Go through the records from the first line and retype each one exactly, stopping once the line with "import plotly.graph_objects as go" is done. Pictures are left out.

_Items:_
[BEGIN]

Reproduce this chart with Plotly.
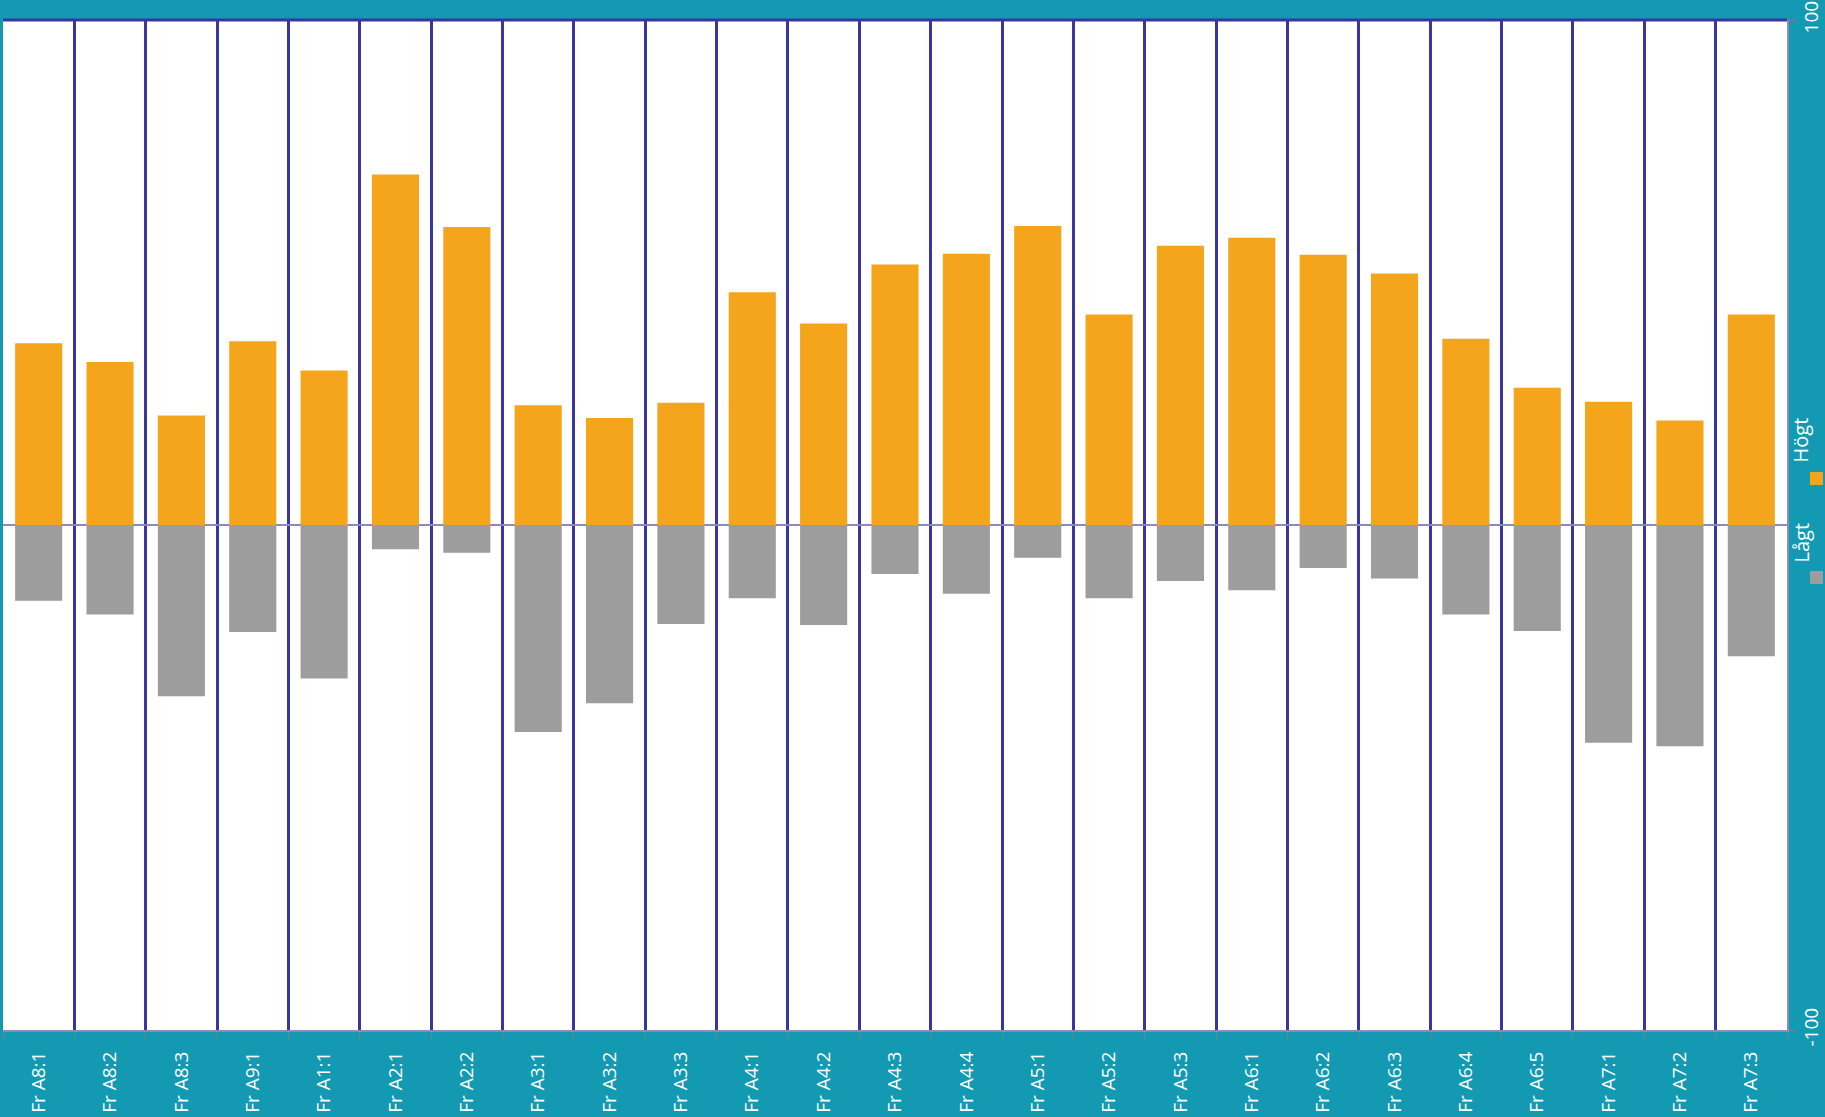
import plotly.graph_objects as go

categories = ["Fr A8:1", "Fr A8:2", "Fr A8:3", "Fr A9:1", "Fr A1:1", "Fr A2:1", "Fr A2:2",
              "Fr A3:1", "Fr A3:2", "Fr A3:3", "Fr A4:1", "Fr A4:2", "Fr A4:3", "Fr A4:4",
              "Fr A5:1", "Fr A5:2", "Fr A5:3", "Fr A6:1", "Fr A6:2", "Fr A6:3", "Fr A6:4",
              "Fr A6:5", "Fr A7:1", "Fr A7:2", "Fr A7:3"]
hogt = [36, 32.3, 21.7, 36.4, 30.6, 69.4, 59.0, 23.7, 21.2, 24.2, 46.1, 39.9, 51.6, 53.7,
        59.2, 41.7, 55.3, 56.9, 53.5, 49.8, 36.9, 27.2, 24.4, 20.7, 41.7]
lagt = [-15.0, -17.7, -33.9, -21.2, -30.4, -4.8, -5.5, -41.0, -35.3, -19.6, -14.5, -19.8,
        -9.7, -13.6, -6.5, -14.5, -11.1, -12.9, -8.5, -10.6, -17.7, -21.0, -43.1, -43.8, -26.0]
y_ticks = [-100, 100]

BG = "#1399B2"
ORANGE = "#F5A51B"
GREY = "#9D9D9D"
GRID = "#3A36A0"
LIGHT = "#8B89C4"
FONT = "Open Sans"

fig = go.Figure()
fig.add_trace(go.Bar(x=categories, y=lagt, name="Lågt", marker_color=GREY, marker_line_width=0))
fig.add_trace(go.Bar(x=categories, y=hogt, name="Högt", marker_color=ORANGE, marker_line_width=0))

fig.update_layout(
    width=1825, height=1117,
    margin=dict(l=3, r=38, t=20, b=87, autoexpand=False),
    paper_bgcolor=BG, plot_bgcolor="white",
    barmode="relative", bargap=0.34,
    showlegend=False,
    font=dict(family=FONT, color="white", size=19),
)
fig.update_xaxes(
    type="category", tickson="boundaries",
    showgrid=True, gridcolor=GRID, gridwidth=3,
    showline=True, linecolor=LIGHT, linewidth=2,
    ticks="outside", ticklen=6, tickcolor="#7f7f7f", tickwidth=1,
    tickangle=-90, tickfont=dict(family=FONT, size=19, color="white"),
    ticklabelstandoff=12, automargin=False,
)
fig.update_yaxes(
    range=[-100, 100], side="right", tickvals=y_ticks, ticktext=[str(v) for v in y_ticks],
    showgrid=False, zeroline=True, zerolinecolor=LIGHT, zerolinewidth=1.5,
    showline=True, linecolor=LIGHT, linewidth=2,
    ticks="outside", ticklen=6, tickcolor="#7f7f7f", tickwidth=1,
    tickangle=-90, tickfont=dict(family=FONT, size=19, color="white"),
    ticklabeloverflow="allow", automargin=False,
)
# top border
fig.add_shape(type="line", xref="paper", yref="paper", x0=0, x1=1, y0=1, y1=1,
              line=dict(color=GRID, width=3))

# rotated legend (plot area spans 1784 x 1010 px)
legend_items = [("Högt", ORANGE, 478, 440), ("Lågt", GREY, 577, 543)]
for label, col, sq_y, txt_y in legend_items:
    fig.add_shape(type="rect", xref="paper", yref="paper",
                  x0=1 + 23 / 1784, x1=1 + 36 / 1784,
                  y0=1 - (sq_y + 7 - 20) / 1010, y1=1 - (sq_y - 6 - 20) / 1010,
                  fillcolor=col, line_width=0)
    fig.add_annotation(text=label, xref="paper", yref="paper",
                       x=1 + 29 / 1784, y=1 - (txt_y - 20) / 1010,
                       showarrow=False, textangle=-90,
                       font=dict(family=FONT, size=20, color="white"))

fig.write_html("out.html", config={"displayModeBar": False},
               post_script="document.body.style.margin='0';document.body.style.overflow='hidden';")
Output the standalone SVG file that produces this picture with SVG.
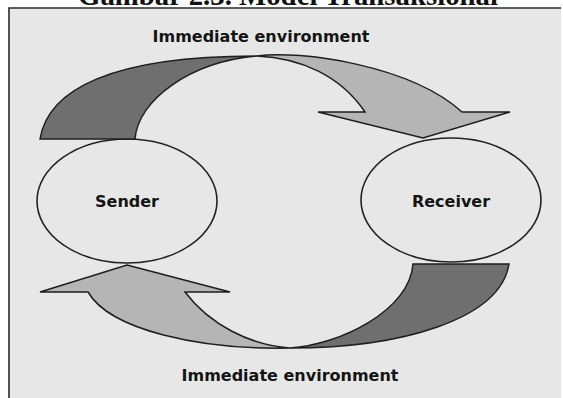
<svg xmlns="http://www.w3.org/2000/svg" width="563" height="398" viewBox="0 0 563 398">
<style>
.frame{fill:#e7e7e7;stroke:none}
.border{stroke:#2a2a2a;stroke-width:1.6;fill:none}
.node{fill:#e7e7e7;stroke:#222;stroke-width:1.6}
.dark{fill:#6f6f6f;stroke:#1e1e1e;stroke-width:1.5;stroke-linejoin:miter}
.light{fill:#b5b5b5;stroke:#1e1e1e;stroke-width:1.5;stroke-linejoin:miter}
.lbl{font-family:"DejaVu Sans",Verdana,sans-serif;font-weight:bold;font-size:16px;fill:#141414}
.title{font-family:"Liberation Serif","Times New Roman",serif;font-weight:bold;font-size:28.8px;fill:#111}
</style>
<rect x="0" y="0" width="563" height="398" fill="#ffffff"/>
<text class="title" x="288" y="5" text-anchor="middle">Gambar 2.3. Model Transaksional</text>
<rect class="frame" x="9" y="8" width="552" height="392"/>
<path class="border" d="M9,400 V8 H561"/>
<g id="sender">
<ellipse class="node" cx="127" cy="201" rx="90" ry="62"/>
<text class="lbl" x="127" y="207" text-anchor="middle">Sender</text>
</g>
<g id="receiver">
<ellipse class="node" cx="451" cy="200" rx="90" ry="62"/>
<text class="lbl" x="451" y="207" text-anchor="middle">Receiver</text>
</g>
<g id="connectors">
<path class="dark" d="M40,139 C48,90 110,56 257,56 C190,62 138,100 135,139 Z"/>
<path class="light" d="M257,56 C300,50 410,65 462,112 L510,112 L423,138 L318,112 L365,112 C340,75 300,58 257,56 Z"/>
<path class="light" d="M127,265 L230,292 L185,292 C210,325 250,345 290,348 C200,350 110,330 88,292 L40,292 Z"/>
<path class="dark" d="M413,264 L509,264 C500,320 400,348 290,348 C340,345 410,310 413,264 Z"/>
</g>
<text class="lbl" x="261" y="42" text-anchor="middle">Immediate environment</text>
<text class="lbl" x="290" y="381" text-anchor="middle">Immediate environment</text>
</svg>
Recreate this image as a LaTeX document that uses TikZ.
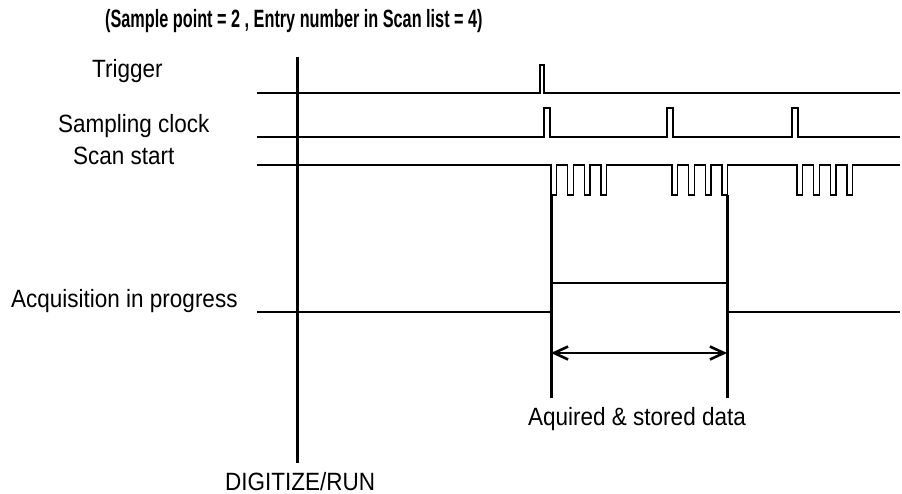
\documentclass[tikz,border=0pt]{standalone}
\usepackage{fontspec}
\setmainfont[FakeStretch=0.9]{Liberation Sans}
\newfontfamily\titlefont[FakeStretch=0.65]{Liberation Sans}
\usepackage{tikz}
\usetikzlibrary{arrows.meta}

\begin{document}
\begin{tikzpicture}[
    x=1pt, y=-1pt,
    lbl/.style={
        anchor=base west,
        inner sep=0pt,
        text depth=0pt,
        font=\fontsize{25}{28}\selectfont
    },
    signal/.style={line width=1.4pt},
    markline/.style={line width=3pt},
    arrow/.style={{Straight Barb[length=14pt,width=13pt,line width=2.6pt]}-{Straight Barb[length=14pt,width=13pt,line width=2.6pt]}, line width=2.8pt}
]
\useasboundingbox (0,0) rectangle (902,494);

% Labels
\node[lbl, font=\fontsize{25}{28}\titlefont\bfseries] (title) at (105,28)
    {(Sample point = 2 , Entry number in Scan list = 4)};
\node[lbl] (trig) at (92,77.5) {Trigger};
\node[lbl] (clk) at (58,133) {Sampling clock};
\node[lbl] (scan) at (73,165) {Scan start};
\node[lbl] (acq) at (11,308) {Acquisition in progress};
\node[lbl] (data) at (528,425) {Aquired \& stored data};
\node[lbl] (run) at (225,490) {DIGITIZE/RUN};

% Trigger
\draw[signal] (257,93) -- (540,93) -- ++(0,-28) -- ++(4,0) -- ++(0,28) -- (900,93);

% Sampling clock
\draw[signal] (257,137) foreach \s in {544,667,792} {
    -- (\s,137) -- ++(0,-29) -- ++(6,0) -- ++(0,29)
} -- (900,137);

% Scan start
\draw[signal] (257,165) foreach \s in {551,672,797} {
    -- (\s,165) foreach \k in {1,...,4} {
        -- ++(0,30) -- ++(5.5,0) -- ++(0,-30) -- ++(11.2,0)
    }
} -- (900,165);

% Acquisition in progress
\draw[signal] (257,312) -- (551,312);
\draw[signal] (551,283) -- (727,283);
\draw[signal] (727,312) -- (900,312);

% Markers
\coordinate (runT) at (297,57);
\coordinate (runB) at (297,463);
\coordinate (acqT) at (551,195);
\coordinate (acqB) at (551,398);
\coordinate (endT) at (727,195);
\coordinate (endB) at (727,398);

\draw[markline] (runT) -- (runB);
\draw[markline] (acqT) -- (acqB);
\draw[markline] (endT) -- (endB);

\draw[arrow] (acqB |- 0,353) -- (endB |- 0,353);

\end{tikzpicture}
\end{document}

[END]

_Task response:_
Reproduce this chart with Plotly.
import plotly.graph_objects as go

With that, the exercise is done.